The Social Chair represents one big way the Public system differentiates itself. Designed for connection—literally and figuratively—with a flexible back and arm that physically link to desks, storage, and other chairs, the Social Chair serves as a place where people can sit down, catch up, and, just maybe, share an idea that catches on.

An open work area featuring Public Office Landscape workstations with social chairs upholstered in red and gray.

The thinking is simple yet revolutionary: Start with a seat that makes it inviting and comfortable to connect with other people, and design all the other elements—surfaces for working, containers for storing, low partitions (that are easily moved) for screening—around it. Mix elements as needed across the office so there are places to work on one’s own, to sit and have a quick conversation with a coworker, and if the energy is right and the talk draws others in, to go to a nearby screened-in space or café-style setting. Make the elements versatile so they can be changed and added to for scalable growth.

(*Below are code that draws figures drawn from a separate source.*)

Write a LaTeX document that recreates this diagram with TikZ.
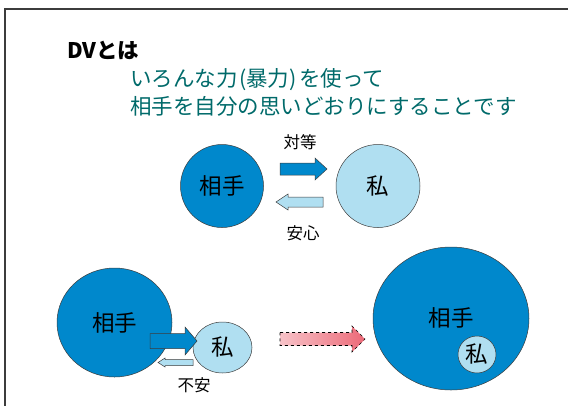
\documentclass[tikz,border=0pt]{standalone}
\usepackage{fontspec}
\setmainfont{Noto Sans CJK JP}
\usetikzlibrary{shapes.geometric}
\definecolor{dvteal}{RGB}{0,106,106}
\definecolor{dblue}{RGB}{0,136,204}
\definecolor{lblue}{RGB}{176,223,241}
\definecolor{pinkA}{RGB}{247,194,200}
\definecolor{pinkB}{RGB}{236,106,120}
\definecolor{edge}{RGB}{60,60,60}
% style, tail x, tip x, head-base x, centre y, shaft half height, head half height
\newcommand{\fatarrow}[7]{%
  \draw[#1] (#2,#5-#6) -- (#4,#5-#6) -- (#4,#5-#7) -- (#3,#5) -- (#4,#5+#7) -- (#4,#5+#6) -- (#2,#5+#6) -- cycle;}
\begin{document}
\begin{tikzpicture}[x=1pt,y=-1pt,
  circ/.style={ellipse, draw=edge, line width=0.5pt, inner sep=0pt,
    font=\fontsize{22.5}{22.5}\selectfont},
  dk/.style={circ, fill=dblue},
  lt/.style={circ, fill=lblue},
  lbl/.style={font=\fontsize{16.5}{16.5}\selectfont, inner sep=0pt},
  head/.style={anchor=west, inner sep=0pt, font=\fontsize{21.5}{22}\selectfont},
  darr/.style={draw=edge, line width=0.5pt, fill=dblue},
  larr/.style={draw=edge, line width=0.5pt, fill=lblue},
  parr/.style={draw=black, line width=0.6pt, dashed, left color=pinkA, right color=pinkB}]
\useasboundingbox (0,0) rectangle (568,405);
% frame
\draw[edge, line width=1.3pt] (5,410) -- (5,9) -- (575,9);
% heading
\node[head, font=\bfseries\fontsize{21.5}{22}\selectfont] (title) at (67,50) {DVとは};
\node[head, text=dvteal] (l1) at (130,80) {いろんな力\kern1.5pt(暴力)\kern2.5ptを使って};
\node[head, text=dvteal] (l2) at (130,106) {相手を自分の思いどおりにすることです};
% top pair
\node[dk, minimum width=83pt, minimum height=83pt] (aite1) at (222,186) {相手};
\node[lt, minimum width=84pt, minimum height=83pt] (wata1) at (378,186) {私};
\fatarrow{darr}{280}{327}{315}{169}{6}{11}
\fatarrow{larr}{323}{276}{288}{202}{5}{8}
\node[lbl] (taito) at (300,142) {対等};
\node[lbl] (anshin) at (303,233) {安心};
% bottom left
\node[dk, minimum width=115pt, minimum height=109pt] (aite2) at (114.5,322.5) {相手};
\node[lt, minimum width=59pt, minimum height=51pt] (wata2) at (222.5,347.5) {私};
\fatarrow{darr}{150}{197}{185}{341}{7.5}{14}
\fatarrow{larr}{193}{158}{165}{362.5}{3}{4.5}
\node[lbl] (fuan) at (194,385) {不安};
% transition arrow
\fatarrow{parr}{280}{365}{352}{339}{6.5}{13}
% bottom right
\node[dk, minimum width=156pt, minimum height=143pt] (aite3) at (451,318.5) {};
\node[circ, inner sep=0pt, draw=none] (aite3t) at (451,318) {相手};
\node[lt, minimum width=38pt, minimum height=37pt] (wata3) at (477,354.5) {私};
\end{tikzpicture}
\end{document}
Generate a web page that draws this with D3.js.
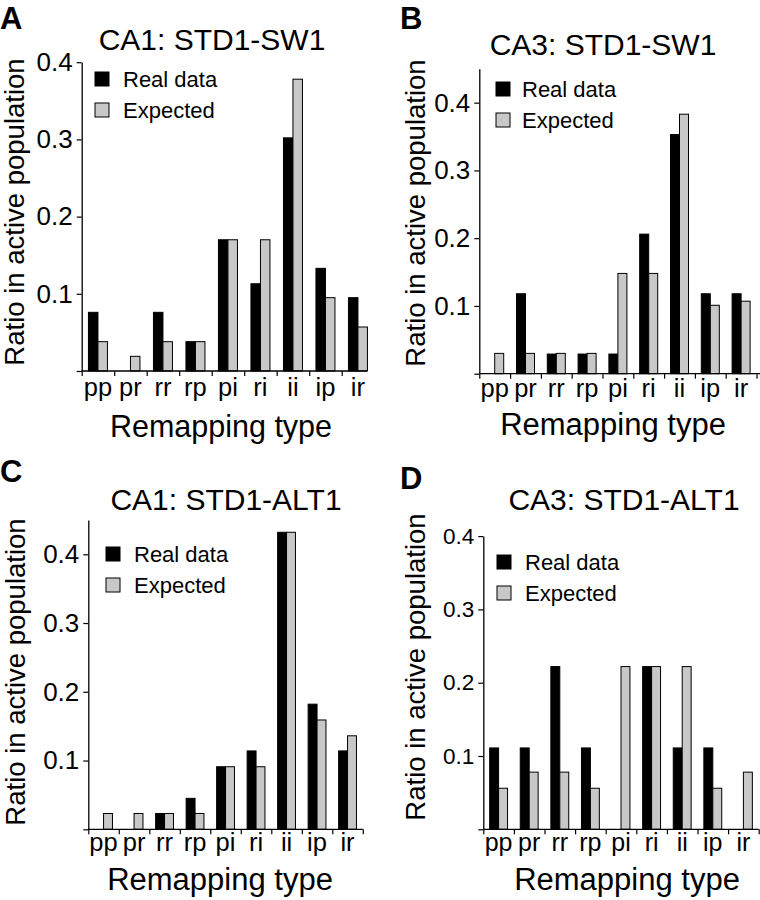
<!DOCTYPE html>
<html>
<head>
<meta charset="utf-8">
<script src="https://cdn.jsdelivr.net/npm/d3@7"></script>
<style>
  html, body { margin: 0; padding: 0; background: #fff; }
  svg { display: block; font-family: "Liberation Sans", Arial, Helvetica, sans-serif; }
</style>
</head>
<body>
<svg id="chart" width="760" height="900"></svg>
<script>
// ---------------- DATA ----------------
const categories = ["pp", "pr", "rr", "rp", "pi", "ri", "ii", "ip", "ir"];
const seriesNames = ["Real data", "Expected"];
const yTickValues = [0, 0.1, 0.2, 0.3, 0.4];
const panelLetters = ["A", "B", "C", "D"];
const panelTitles = ["CA1: STD1-SW1", "CA3: STD1-SW1", "CA1: STD1-ALT1", "CA3: STD1-ALT1"];
const xAxisTitle = "Remapping type";
const yAxisTitle = "Ratio in active population";

const ca1Sw1Real     = [0.076, 0.000, 0.076, 0.038, 0.170, 0.113, 0.302, 0.133, 0.095];
const ca1Sw1Expected = [0.038, 0.019, 0.038, 0.038, 0.170, 0.170, 0.378, 0.095, 0.057];
const ca3Sw1Real     = [0.000, 0.118, 0.029, 0.029, 0.029, 0.206, 0.353, 0.118, 0.118];
const ca3Sw1Expected = [0.030, 0.030, 0.030, 0.030, 0.148, 0.148, 0.383, 0.101, 0.107];
const ca1Alt1Real     = [0.000, 0.000, 0.023, 0.045, 0.091, 0.114, 0.432, 0.182, 0.114];
const ca1Alt1Expected = [0.023, 0.023, 0.023, 0.023, 0.091, 0.091, 0.432, 0.159, 0.136];
const ca3Alt1Real     = [0.111, 0.111, 0.222, 0.111, 0.000, 0.222, 0.111, 0.111, 0.000];
const ca3Alt1Expected = [0.056, 0.078, 0.078, 0.056, 0.222, 0.222, 0.222, 0.056, 0.078];

const panelSeries = [
  [ca1Sw1Real, ca1Sw1Expected],
  [ca3Sw1Real, ca3Sw1Expected],
  [ca1Alt1Real, ca1Alt1Expected],
  [ca3Alt1Real, ca3Alt1Expected]
];
const panelYMax = [0.4, 0.45, 0.45, 0.4];

// ---------------- LAYOUT ----------------
const layouts = [
  { x0: 81.7, bw: 32.5, y0: 371, yTop: 62.2, axisEnd: 367, endTick: false,
    tickFont: 26, xTickFont: 25.5, catY: 396,
    title: [212, 49.5], xTitle: [221, 436.5], xTitleFont: 30.5, yTitle: [24, 212],
    legend: [95, 72, 123], letter: [0, 28.5] },
  { x0: 479.3, bw: 30.8, y0: 373.7, yTop: 68.8, axisEnd: 760, endTick: true,
    tickFont: 26, xTickFont: 25.5, catY: 397,
    title: [603, 55], xTitle: [613, 435], xTitleFont: 31, yTitle: [425, 213],
    legend: [496, 82, 522], letter: [400, 28.5] },
  { x0: 88.3, bw: 30.5, y0: 829.3, yTop: 519.9, axisEnd: 362.8, endTick: true,
    tickFont: 26, xTickFont: 25.5, catY: 851,
    title: [226, 510], xTitle: [220, 890], xTitleFont: 31, yTitle: [25, 672],
    legend: [106, 547, 134], letter: [0, 482] },
  { x0: 483.3, bw: 30.6, y0: 829.3, yTop: 536.1, axisEnd: 758.7, endTick: true,
    tickFont: 22.5, xTickFont: 25, catY: 851,
    title: [624, 510], xTitle: [627, 890], xTitleFont: 31, yTitle: [425, 667],
    legend: [497, 555, 525], letter: [400, 489] }
];

const colors = ["#000000", "#c8c8c8"];
const svg = d3.select("#chart");

layouts.forEach((L, i) => {
  const g = svg.append("g");
  const xEnd = L.x0 + categories.length * L.bw;
  const x = d3.scaleBand().domain(categories).range([L.x0, xEnd]);
  const xInner = d3.scaleBand().domain(seriesNames).range([0, L.bw]).paddingOuter(0.71);
  const y = d3.scaleLinear().domain([0, panelYMax[i]]).range([L.y0, L.yTop]);

  // bars
  const data = [];
  categories.forEach((c, ci) => {
    seriesNames.forEach((s, si) => {
      data.push({ c, s, si, v: panelSeries[i][si][ci] });
    });
  });
  g.selectAll("rect.bar").data(data.filter(d => d.v > 0)).join("rect")
    .attr("class", "bar")
    .attr("x", d => x(d.c) + xInner(d.s))
    .attr("width", xInner.bandwidth())
    .attr("y", d => y(d.v))
    .attr("height", d => L.y0 - y(d.v))
    .attr("fill", d => colors[d.si])
    .attr("stroke", "#000")
    .attr("stroke-width", 1);

  // y axis
  const yAxis = d3.axisLeft(y)
    .tickValues(yTickValues)
    .tickFormat(d => d === 0 ? "" : d3.format(".1f")(d))
    .tickSize(5).tickSizeOuter(0).tickPadding(4);
  const ya = g.append("g").attr("transform", `translate(${L.x0},0)`).call(yAxis);
  ya.select(".domain").attr("stroke", "#000").attr("stroke-width", 1.3);
  ya.selectAll(".tick line").attr("stroke", "#000").attr("stroke-width", 1.2);
  ya.selectAll(".tick text").attr("font-size", L.tickFont).attr("fill", "#000")
    .attr("font-family", "Liberation Sans, Arial, sans-serif");

  // x axis: boundary ticks
  const idx = d3.scaleLinear().domain([0, categories.length]).range([L.x0, xEnd]);
  const tickIdx = d3.range(L.endTick ? categories.length + 1 : categories.length);
  const xAxis = d3.axisBottom(idx).tickValues(tickIdx).tickFormat("").tickSize(5).tickSizeOuter(0);
  const xa = g.append("g").attr("transform", `translate(0,${L.y0})`).call(xAxis);
  xa.select(".domain").remove();
  xa.selectAll(".tick line").attr("stroke", "#000").attr("stroke-width", 1.2);
  g.append("line")
    .attr("x1", L.x0).attr("x2", L.axisEnd)
    .attr("y1", L.y0).attr("y2", L.y0)
    .attr("stroke", "#000").attr("stroke-width", 1.3);

  // x category labels
  g.selectAll("text.cat").data(categories).join("text")
    .attr("class", "cat")
    .attr("x", d => x(d) + x.bandwidth() / 2)
    .attr("y", L.catY)
    .attr("text-anchor", "middle")
    .attr("font-size", L.xTickFont)
    .attr("fill", "#000")
    .text(d => d);

  // titles
  g.append("text").attr("x", L.title[0]).attr("y", L.title[1])
    .attr("text-anchor", "middle").attr("font-size", 30).attr("fill", "#000")
    .text(panelTitles[i]);
  g.append("text").attr("x", L.xTitle[0]).attr("y", L.xTitle[1])
    .attr("text-anchor", "middle").attr("font-size", L.xTitleFont).attr("fill", "#000")
    .text(xAxisTitle);
  g.append("text")
    .attr("transform", `translate(${L.yTitle[0]},${L.yTitle[1]}) rotate(-90)`)
    .attr("text-anchor", "middle").attr("font-size", 27.5).attr("fill", "#000")
    .text(yAxisTitle);

  // panel letter
  g.append("text").attr("x", L.letter[0]).attr("y", L.letter[1])
    .attr("font-size", 31).attr("font-weight", "bold").attr("fill", "#000")
    .text(panelLetters[i]);

  // legend
  const lg = g.append("g");
  seriesNames.forEach((s, si) => {
    const yy = L.legend[1] + si * 31;
    lg.append("rect").attr("x", L.legend[0]).attr("y", yy)
      .attr("width", 14).attr("height", 14)
      .attr("fill", colors[si]).attr("stroke", "#000").attr("stroke-width", 1);
    lg.append("text").attr("x", L.legend[2]).attr("y", yy + 14.5)
      .attr("font-size", 22).attr("fill", "#000").text(s);
  });
});
</script>
</body>
</html>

Create an appearance that fits equally well in growing start-ups and established office environments, and enable the ability to scale up to match growth.

“We wanted to create a design that would support a more flexible, fluid way of working,” explains Béhar, “while addressing the very human need for interaction”—in other words, to embody the best of the start-up vibe, with wide-open choices for where to work, so people can go to a spot that supports what they’re doing in the moment yet is absent the things that detract from the ability to make quality connections and do great work.

In reviewing Public for Architect magazine, Aaron Betsky,3 curator, lecturer, and writer on architecture and design, notes, “When you combine the chair with low partitions that finally seem to be as easy to detach and move as we were always promised such elements would be, with white desks in the background, Public Office Landscape looks more like a restaurant than a work setting.”

If the goal is to keep the vibe going, the Public menu is very appealing.

1 Larry Prusak, author and researcher, advanced the idea in the late 1990s. Malcolm Gladwell expanded on it in his New Yorker article “Designs for Working” (December 11, 2000, p. 60). Both owe a debt to the work of Kjeld Schmidt and Liam Bannon (“Taking CSCW Seriously: Supporting Articulation Work,” Computer Supported Cooperative Work, Vol. 1, 1992. pp. 7–40).
2 Herman Miller, “The Ws of Work,” September 2011.
3 Aaron Betsky, “Swiss Designer Yves Béhar’s Public Office Landscape Furniture Promotes ‘Social Desking,’” Architect, February 26, 2014.